Here's a paraphrase of the question:

The Zappa–Szép product generalizes the semi-direct product, which itself is a generalization of the direct product. They've all got roughly the same conditions for the "internal" product:

  • $H$ and $K$ are subgroups of some parent group $G$
  • $H \cap K = \{ e \}$
  • $HK = G$
  • Normality:
    • Direct: $H$ and $K$ are normal in $G$
    • Semidirect: $K$ is normal in $G$
    • Zappa-Szép: no further assumptions

But usually, people use this products in their "external" forms. For these three, we need different amounts of additional data describing how the groups commute.

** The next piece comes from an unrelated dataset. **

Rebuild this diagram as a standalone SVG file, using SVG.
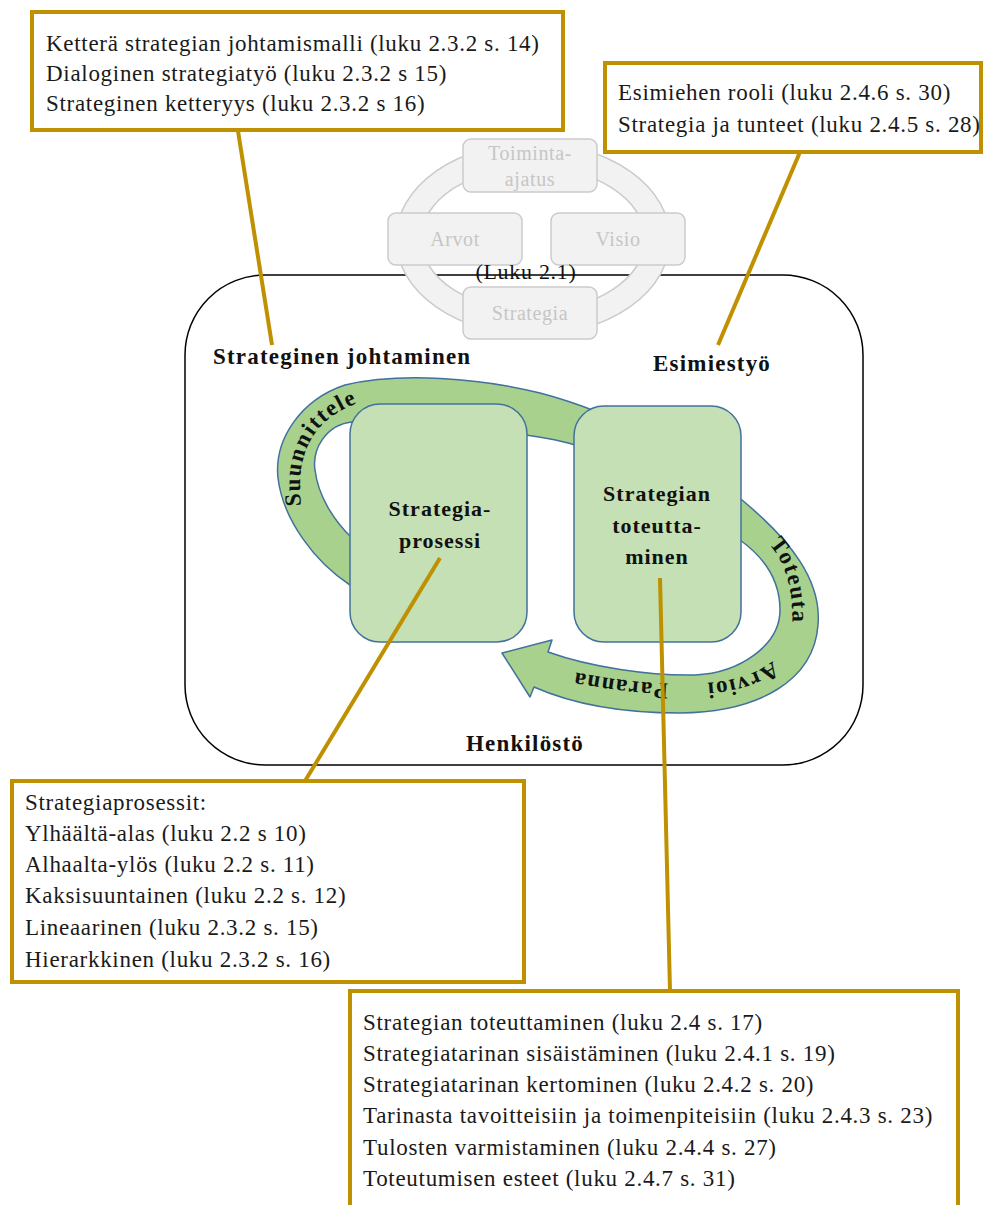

For the direct product $H \times K$, we need no further information. For a semidirect product $H \rtimes_\varphi K$, we also need a homomorphism $\varphi : H \to \Aut(K)$.

So for the Zappa-Szép product, one might expect to have two homomorphisms: $\alpha : K \to \Aut(H)$ and $\beta : H \to \Aut(K)$. But as the Wikipedia article explains, one of the conditions we need is that $$ \alpha(k, h_1 h_2) = \alpha(k, h_1) \cdot \alpha(\beta(h_1, k), h_2) $$

But if $\alpha(k)$ were an automorphism of $H$, then the condition would just be $$ \alpha(k, h_1 h_2) = \alpha(k, h_1) \cdot \alpha(k, h_2) $$

This makes sense from a multiplication perspective, because as we pull the $k$ to the right of $h_1$, it will become a different element of $K$. But it's rather unappetizing from a morphism perspective.

Is there a way to phrase this additional data more elegantly?

Here's my thoughts so far: $\alpha$ might not be a homomorphism into $\Aut(H)$, but it's still a left group action of $K$ on $H$. Same for $\beta$, except it's a right group action. So that takes care of the first five conditions from the wiki page. So now we just need to rephrase the last two conditions in a group-action-friendly way. But I can't seem to do so.

Alternatively, maybe we should think of this as a single map $\psi : K \times H \to H \times K$. But I can't think of any natural, morphism-ish qualities that this map must have.